For employers, the safest position is to write the public holiday rules into your payroll system once and let it run automatically. Employment.govt.nz publishes worked examples covering most edge cases, including shift workers, salaried staff, and varied rosters. Underpayment is one of the most common causes of personal grievance claims in New Zealand, and it is almost always cheaper to get the calculations right the first time.

Frequently asked questions

What pay rate do I get for working a public holiday in NZ?

You must be paid at least time-and-a-half of your relevant daily pay for any hours you actually work on a public holiday. This is a statutory minimum under the Holidays Act 2003. Your employer cannot pay you less, but a collective agreement or individual contract can pay you more (double time, for example). The time-and-a-half applies whether the holiday is the actual day or a mondayised observance day.

What is the "otherwise working day" test?

The otherwise working day test answers a single question: would you have worked on that day if it had not been a public holiday? If the answer is yes, you are entitled to an alternative holiday on top of your time-and-a-half pay. If the answer is no, you only get the time-and-a-half. The test is decided by looking at your employment agreement, your roster, and your actual working pattern over the previous weeks.
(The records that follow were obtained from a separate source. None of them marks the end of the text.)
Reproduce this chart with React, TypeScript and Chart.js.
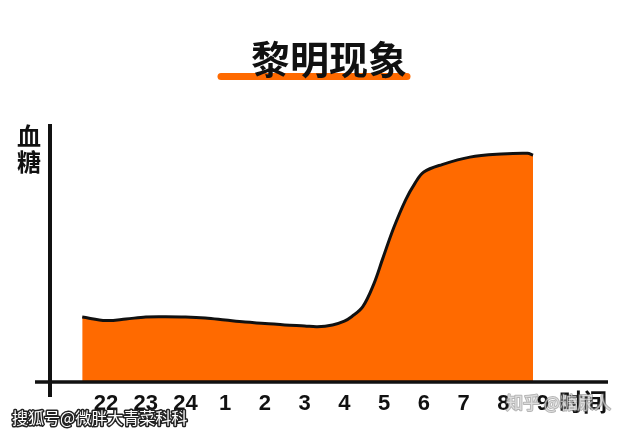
import React, { useEffect, useRef } from "react";
import { Chart, registerables } from "chart.js";

Chart.register(...registerables);

// ---- data ----
const chartTitle = "黎明现象";
const yAxisTitle = ["血", "糖"];
const xAxisTitle = "时间";
const tickLabels = ["22", "23", "24", "1", "2", "3", "4", "5", "6", "7", "8", "9"];
// hours after 22:00 (index of tick label)
const hours = [-0.6, 0, 0.5, 1, 1.5, 2, 2.5, 3, 3.5, 4, 4.5, 5, 5.32, 5.7, 6, 6.19, 6.46, 6.73, 6.97, 7.24, 7.54, 7.78, 8, 8.46, 9.16, 9.95, 10.61, 10.75];
// blood glucose (relative units)
const glucose = [25.3, 23.9, 24.5, 25.3, 25.4, 25.3, 24.9, 24.1, 23.3, 22.8, 22.2, 21.8, 21.5, 22.2, 23.7, 25.5, 29.2, 37.7, 48.2, 59.9, 70.8, 77.4, 81.7, 84.6, 87.5, 88.7, 89.0, 88.3];
const watermarks = ["搜狐号@微胖大青菜科科", "知乎 @糖尿人"];

const ORANGE = "#ff6a00";
const INK = "#111111";
const CJK = "'Noto Sans CJK SC', 'Noto Sans', sans-serif";
const LATIN = "'Liberation Sans', Arial, sans-serif";

const decorPlugin = {
  id: "decor",
  beforeDraw(chart: any) {
    const ctx = chart.ctx;
    ctx.save();
    ctx.strokeStyle = ORANGE;
    ctx.lineCap = "round";
    ctx.lineWidth = 7;
    ctx.beginPath();
    ctx.moveTo(221, 76.5);
    ctx.lineTo(407, 76.5);
    ctx.stroke();
    ctx.restore();
  },
  afterDraw(chart: any) {
    const ctx = chart.ctx;
    const a = chart.chartArea;
    ctx.save();
    ctx.strokeStyle = INK;
    ctx.lineCap = "butt";
    // x axis
    ctx.lineWidth = 3.5;
    ctx.beginPath();
    ctx.moveTo(35, a.bottom);
    ctx.lineTo(a.right, a.bottom);
    ctx.stroke();
    // y axis
    ctx.lineWidth = 4;
    ctx.beginPath();
    ctx.moveTo(a.left, a.top - 1);
    ctx.lineTo(a.left, a.bottom + 15);
    ctx.stroke();

    ctx.fillStyle = INK;
    ctx.textAlign = "center";
    ctx.textBaseline = "middle";
    ctx.font = `bold 24px ${CJK}`;
    ctx.fillText(yAxisTitle[0], 29, 136);
    ctx.fillText(yAxisTitle[1], 29, 162);
    ctx.fillText(xAxisTitle, 583, 402);

    // watermarks
    ctx.textAlign = "left";
    ctx.font = `16px ${CJK}`;
    ctx.lineJoin = "round";
    ctx.lineWidth = 3;
    ctx.strokeStyle = "#222";
    ctx.strokeText(watermarks[0], 12, 418);
    ctx.fillStyle = "#ffffff";
    ctx.fillText(watermarks[0], 12, 418);

    ctx.font = `17px ${CJK}`;
    ctx.lineWidth = 2;
    ctx.strokeStyle = "rgba(120,120,120,0.55)";
    ctx.strokeText(watermarks[1], 506, 403);
    ctx.fillStyle = "rgba(255,255,255,0.55)";
    ctx.fillText(watermarks[1], 506, 403);
    ctx.restore();
  },
};

export default function App() {
  const ref = useRef<HTMLCanvasElement | null>(null);
  useEffect(() => {
    if (!ref.current) return;
    const chart = new Chart(ref.current, {
      type: "line",
      data: {
        datasets: [
          {
            data: hours.map((h, i) => ({ x: h, y: glucose[i] })),
            borderColor: INK,
            borderWidth: 3,
            backgroundColor: ORANGE,
            fill: "origin",
            pointRadius: 0,
            tension: 0.35,
          },
        ],
      },
      options: {
        animation: false,
        responsive: true,
        maintainAspectRatio: false,
        layout: { padding: { left: 50, right: 33, top: 0, bottom: 0 } },
        plugins: {
          legend: { display: false },
          tooltip: { enabled: false },
          title: {
            display: true,
            text: chartTitle,
            color: INK,
            font: { family: CJK, size: 39, weight: "bold" },
            padding: { top: 36, bottom: 42.2 },
          },
        },
        scales: {
          x: {
            type: "linear",
            min: -1.411,
            max: 12.637,
            bounds: "data",
            grid: { display: false },
            border: { display: false },
            afterBuildTicks: (scale: any) => {
              scale.ticks = tickLabels.map((_, i) => ({ value: i }));
            },
            afterFit: (scale: any) => {
              scale.height = 54;
            },
            ticks: {
              autoSkip: false,
              maxRotation: 0,
              padding: 1,
              color: INK,
              font: { family: LATIN, size: 22, weight: "bold" },
              callback: (v: any) => tickLabels[Math.round(Number(v))] ?? "",
            },
          },
          y: { display: false, min: 0, max: 100 },
        },
      },
      plugins: [decorPlugin],
    });
    return () => chart.destroy();
  }, []);
  return (
    <div style={{ position: "absolute", left: 0, top: 0, width: 641, height: 436, background: "#fff" }}>
      <canvas ref={ref} />
    </div>
  );
}
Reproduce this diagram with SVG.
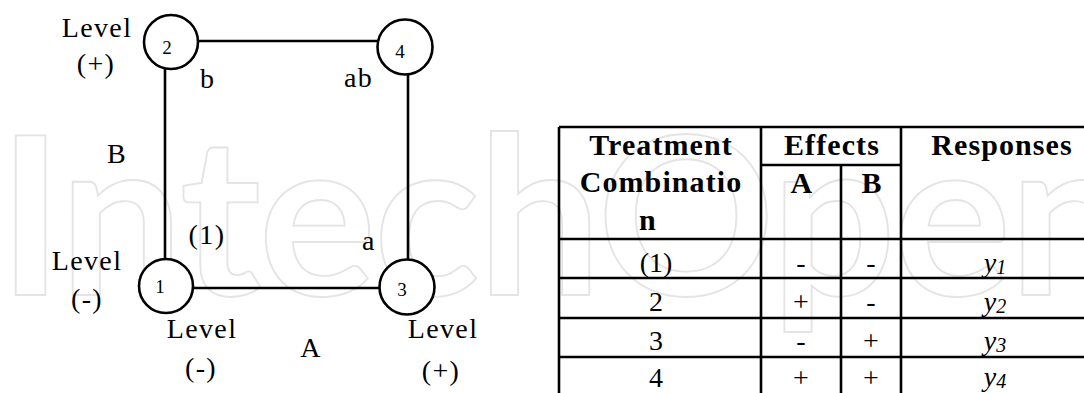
<svg xmlns="http://www.w3.org/2000/svg" width="1084" height="393" viewBox="0 0 1084 393">
  <style>
    .lbl { font-family: "Liberation Serif", "Times New Roman", serif; font-size: 28px; fill: #000; letter-spacing: 1.4px; }
    .mid { text-anchor: middle; }
    .num { font-family: "Liberation Serif", "Times New Roman", serif; font-size: 19px; fill: #000; text-anchor: middle; }
    .hd { font-family: "Liberation Serif", "Times New Roman", serif; font-size: 30px; font-weight: bold; fill: #000; text-anchor: middle; letter-spacing: 1.1px; }
    .cell { font-family: "Liberation Serif", "Times New Roman", serif; font-size: 28px; fill: #000; text-anchor: middle; }
    .yv { font-family: "Liberation Serif", "Times New Roman", serif; font-size: 28px; font-style: italic; fill: #000; text-anchor: middle; }
    .edge { stroke: #000; stroke-width: 2.6; fill: none; }
    .node { stroke: #000; stroke-width: 2.6; fill: #fff; }
    .grid { stroke: #000; stroke-width: 2.6; fill: none; }
    .wm { font-family: Lato, "Open Sans", sans-serif; font-size: 220px; font-weight: bold; fill: none; stroke: #e4e4e4; stroke-width: 1.8; }
  </style>

  <rect width="1084" height="393" fill="#fff"/>

  <!-- background watermark -->
  <text class="wm" x="-2" y="295" textLength="1135" lengthAdjust="spacing">IntechOpen</text>

  <!-- connectors of the 2x2 design square -->
  <g id="connectors">
    <line class="edge" x1="197" y1="41" x2="378" y2="41"/>
    <line class="edge" x1="193" y1="288" x2="380" y2="288"/>
    <line class="edge" x1="165" y1="69" x2="165" y2="259"/>
    <line class="edge" x1="408" y1="74" x2="408" y2="260"/>
  </g>

  <g id="node-2">
    <circle class="node" cx="171" cy="42" r="27"/>
    <text class="num" x="167" y="54">2</text>
  </g>
  <g id="node-4">
    <circle class="node" cx="405" cy="47" r="27.5"/>
    <text class="num" x="400" y="58">4</text>
  </g>
  <g id="node-1">
    <circle class="node" cx="166" cy="286" r="27"/>
    <text class="num" x="160" y="293">1</text>
  </g>
  <g id="node-3">
    <circle class="node" cx="407" cy="287" r="27.5"/>
    <text class="num" x="402" y="296">3</text>
  </g>

  <!-- factor level and treatment labels -->
  <g id="labels">
    <text class="lbl mid" x="97" y="37">Level</text>
    <text class="lbl mid" x="96" y="73">(+)</text>
    <text class="lbl" x="200" y="88">b</text>
    <text class="lbl" x="344" y="87">ab</text>
    <text class="lbl mid" x="117" y="163">B</text>
    <text class="lbl mid" x="207" y="244">(1)</text>
    <text class="lbl mid" x="369" y="250">a</text>
    <text class="lbl mid" x="87" y="270">Level</text>
    <text class="lbl mid" x="87" y="308">(-)</text>
    <text class="lbl mid" x="202" y="338">Level</text>
    <text class="lbl mid" x="311" y="357">A</text>
    <text class="lbl mid" x="201" y="377">(-)</text>
    <text class="lbl mid" x="443" y="338">Level</text>
    <text class="lbl mid" x="441" y="380">(+)</text>
  </g>

  <!-- treatment / effects / responses table -->
  <g id="table">
    <g class="grid">
      <line x1="559" y1="127" x2="1100" y2="127"/>
      <line x1="761" y1="165" x2="901" y2="165"/>
      <line x1="559" y1="239" x2="1100" y2="239"/>
      <line x1="559" y1="278" x2="1100" y2="278"/>
      <line x1="559" y1="318" x2="1100" y2="318"/>
      <line x1="559" y1="357" x2="1100" y2="357"/>
      <line x1="559" y1="127" x2="559" y2="400"/>
      <line x1="761" y1="127" x2="761" y2="400"/>
      <line x1="841" y1="165" x2="841" y2="400"/>
      <line x1="901" y1="127" x2="901" y2="400"/>
    </g>

    <text class="hd" x="661" y="155">Treatment</text>
    <text class="hd" x="661" y="192">Combinatio</text>
    <text class="hd" x="648" y="230">n</text>
    <text class="hd" x="832" y="155">Effects</text>
    <text class="hd" x="802" y="193">A</text>
    <text class="hd" x="872" y="193">B</text>
    <text class="hd" x="1002" y="155">Responses</text>

    <text class="cell" x="656" y="272">(1)</text>
    <text class="cell" x="801" y="272">-</text>
    <text class="cell" x="871" y="272">-</text>
    <text class="yv" x="995" y="272">y<tspan font-size="20" dy="2">1</tspan></text>

    <text class="cell" x="656" y="311">2</text>
    <text class="cell" x="801" y="311">+</text>
    <text class="cell" x="871" y="311">-</text>
    <text class="yv" x="995" y="311">y<tspan font-size="20" dy="2">2</tspan></text>

    <text class="cell" x="656" y="350">3</text>
    <text class="cell" x="801" y="350">-</text>
    <text class="cell" x="871" y="350">+</text>
    <text class="yv" x="995" y="350">y<tspan font-size="20" dy="2">3</tspan></text>

    <text class="cell" x="656" y="387">4</text>
    <text class="cell" x="801" y="387">+</text>
    <text class="cell" x="871" y="387">+</text>
    <text class="yv" x="995" y="386">y<tspan font-size="20" dy="2">4</tspan></text>
  </g>
</svg>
Can my employer pay out my alternative holiday instead of giving me the day off?

Not straight away. Your employer must let you take the alternative holiday as a paid day off. They can only cash it up if you have held it for at least twelve months without taking it, you ask in writing for it to be paid out, and your employer agrees. Even then, the cash-out is at your discretion, not theirs.

What if I am a casual worker?

Casual workers get the same time-and-a-half pay rate when they actually work on a public holiday. Whether you also get an alternative holiday depends on whether the day was an otherwise working day for you, which can be harder to establish for casual work patterns. If you have been working a regular pattern of shifts for a few weeks before the holiday, that pattern usually counts.

Where can I check the rules or raise a complaint?

The official source is employment.govt.nz, run by the Ministry of Business, Innovation and Employment. They publish detailed guidance and worked examples. If you believe your employer has underpaid you for a public holiday, you can call the Employment Service Centre on 0800 20 90 20, or lodge a personal grievance with the Employment Relations Authority within 90 days of the issue.